• **Exercise goal**: Under this line sits a listing. Repeat exactly and only its lines from the one holding "Rebuild this chart as a Python script, using matplotlib." through the one holding "from matplotlib.patches import FancyArrow"; skip pictures.

— START OF Data section —

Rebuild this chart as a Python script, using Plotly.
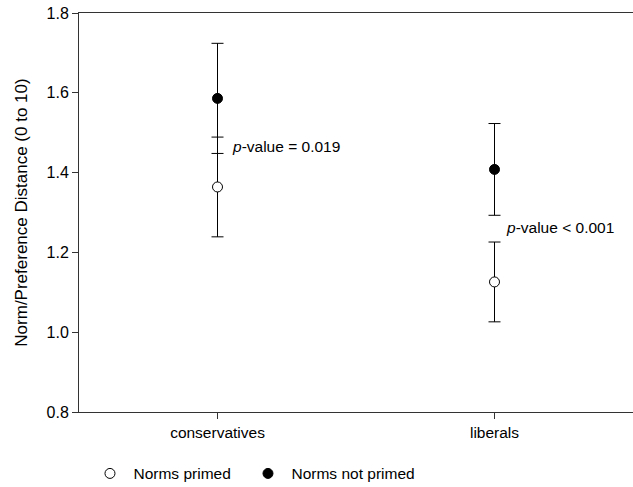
import plotly.graph_objects as go

categories = ["conservatives", "liberals"]
primed_mean = [1.364, 1.126]
primed_err = [0.125, 0.100]
not_primed_mean = [1.586, 1.408]
not_primed_err = [0.138, 0.115]
y_ticks = [0.8, 1.0, 1.2, 1.4, 1.6, 1.8]
p_labels = ["<i>p</i>-value = 0.019", "<i>p</i>-value < 0.001"]
p_label_y = [1.466, 1.262]

FONT = "Liberation Sans, Arial, sans-serif"

fig = go.Figure()
xs = [0, 1]
fig.add_trace(go.Scatter(
    x=xs, y=primed_mean, mode="markers", name="Norms primed", legend="legend",
    marker=dict(symbol="circle", size=10, color="white", line=dict(color="black", width=1)),
    error_y=dict(type="data", array=primed_err, visible=True, color="black", thickness=1, width=6),
))
fig.add_trace(go.Scatter(
    x=xs, y=not_primed_mean, mode="markers", name="Norms not primed", legend="legend2",
    marker=dict(symbol="circle", size=10, color="black", line=dict(color="black", width=1)),
    error_y=dict(type="data", array=not_primed_err, visible=True, color="black", thickness=1, width=6),
))

for xi, txt, yy, sh in zip(xs, p_labels, p_label_y, [12, 9]):
    fig.add_annotation(x=xi, y=yy, text=txt, showarrow=False, xanchor="left", xshift=sh,
                       font=dict(family=FONT, size=15.5, color="black"))

legend_common = dict(orientation="h", y=-0.155, xanchor="left", yanchor="middle",
                     font=dict(family=FONT, size=15.5), itemwidth=37,
                     bgcolor="rgba(0,0,0,0)")

fig.update_layout(
    width=633, height=487,
    margin=dict(l=79, r=0, t=13, b=75, autoexpand=False),
    paper_bgcolor="white", plot_bgcolor="white",
    font=dict(family=FONT, size=15.5, color="black"),
    showlegend=True,
    legend=dict(x=0.0135, **legend_common),
    legend2=dict(x=0.2987, **legend_common),
    xaxis=dict(
        range=[-0.5, 1.5], tickmode="array", tickvals=xs, ticktext=categories,
        showline=True, linecolor="#333333", linewidth=1, mirror=True,
        ticks="outside", ticklen=6, tickcolor="#333333", showgrid=False, zeroline=False,
        tickfont=dict(size=15.5), automargin=False,
    ),
    yaxis=dict(
        range=[0.8, 1.8], tickmode="array", tickvals=y_ticks,
        ticktext=[f"{v:.1f}" for v in y_ticks],
        showline=True, linecolor="#333333", linewidth=1,
        ticks="outside", ticklen=6, tickcolor="#333333", showgrid=False, zeroline=False,
        title=dict(text="Norm/Preference Distance (0 to 10)", font=dict(size=17), standoff=14),
        tickfont=dict(size=16), automargin=True,
    ),
)

fig.write_html("out.html", post_script="document.body.style.margin='0';",
               config={"displayModeBar": False})
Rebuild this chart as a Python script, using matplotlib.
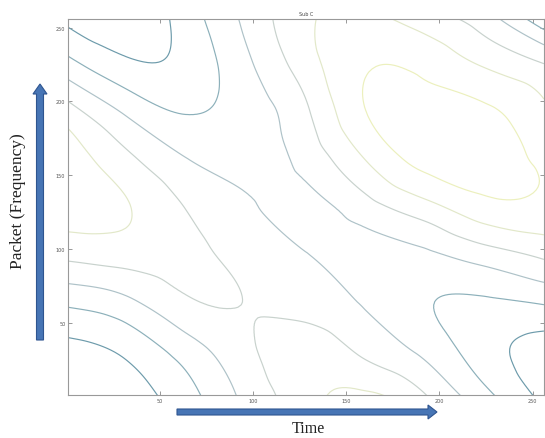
import numpy as np
import matplotlib
matplotlib.use('Agg')
import matplotlib.pyplot as plt
import matplotlib.tri as mtri
from matplotlib.patches import FancyArrow

# sample positions of the sub-band grid (every 32 packets / time steps)
time_nodes = list(range(0, 257, 32))
packet_nodes = list(range(0, 257, 32))

# field values, one row per packet node (bottom to top)
sub_c = np.array([
    [-1.20, 0.30, 1.60, 3.24, 4.62, 5.22, 4.10, 2.33, 0.78],
    [0.60, 1.25, 2.50, 3.77, 4.50, 3.75, 2.72, 1.43, 0.60],
    [2.19, 2.75, 3.85, 3.98, 3.60, 2.90, 2.10, 1.85, 2.12],
    [4.24, 4.45, 4.25, 3.70, 3.05, 2.60, 2.80, 3.50, 4.20],
    [5.50, 5.08, 3.98, 3.20, 2.70, 3.55, 4.60, 5.65, 5.75],
    [5.60, 4.30, 3.07, 2.60, 3.30, 4.97, 6.30, 6.40, 5.85],
    [4.55, 2.90, 1.97, 2.45, 3.80, 5.95, 6.45, 6.20, 5.20],
    [2.45, 1.25, 1.30, 2.75, 4.50, 5.90, 5.75, 4.95, 4.10],
    [0.80, 0.30, 1.45, 3.20, 4.80, 5.25, 4.50, 3.45, 1.20],
])

levels = [1, 2, 3, 4, 5, 6]
level_colors = ['#6d9bab', '#8cb0ba', '#aec2c8', '#c8d2cd', '#e2e8c9', '#ecf0bd']

x_ticks = [50, 100, 150, 200, 250]
y_ticks = [50, 100, 150, 200, 250]

fig = plt.figure(figsize=(5.45, 4.39), dpi=100)
ax = fig.add_axes([0.125, 0.098, 0.873, 0.857])

# let matplotlib's tri refiner smooth the coarse grid for drawing
tx, ty = np.meshgrid(time_nodes, packet_nodes)
tri = mtri.Triangulation(tx.ravel(), ty.ravel())
refiner = mtri.UniformTriRefiner(tri)
interp = mtri.CubicTriInterpolator(tri, sub_c.ravel(), kind='min_E')
tri_fine, z_fine = refiner.refine_field(sub_c.ravel(), triinterpolator=interp, subdiv=4)
ax.tricontour(tri_fine, z_fine, levels=levels, colors=level_colors, linewidths=0.85)

ax.set_xlim(1, 256)
ax.set_ylim(1, 256)
ax.set_xticks(x_ticks)
ax.set_yticks(y_ticks)
ax.tick_params(direction='in', length=3, width=0.6, colors='#888888',
               labelsize=3.5, labelcolor='#555555', top=True, right=True, pad=2)
for s in ax.spines.values():
    s.set_color('#999999')
    s.set_linewidth(0.8)
ax.set_title('Sub C', fontsize=3.5, color='#444444', pad=3)

# overlay in pixel units for the hand drawn arrows and labels
ov = fig.add_axes([0, 0, 1, 1], facecolor='none')
ov.set_xlim(0, 545)
ov.set_ylim(439, 0)
ov.axis('off')

ov.add_patch(FancyArrow(177, 413, 260, 0, width=6, head_width=14,
                        head_length=9, length_includes_head=True,
                        fc='#4775b5', ec='#2f5590', lw=0.8))
ov.add_patch(FancyArrow(40, 341, 0, -256, width=7, head_width=14,
                        head_length=10, length_includes_head=True,
                        fc='#4775b5', ec='#2f5590', lw=0.8))

ov.text(308, 429, 'Time', ha='center', va='center',
        family='Liberation Serif', fontsize=11.5, color='#222222')
ov.text(18, 201, 'Packet (Frequency)', ha='center', va='center', rotation=90,
        family='Liberation Serif', fontsize=12.5, color='#222222')

fig.savefig('out.png', dpi=100)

— END OF Data section —

• **Solution to this problem**:
Rebuild this chart as a Python script, using matplotlib.
import numpy as np
import matplotlib
matplotlib.use('Agg')
import matplotlib.pyplot as plt
import matplotlib.tri as mtri
from matplotlib.patches import FancyArrow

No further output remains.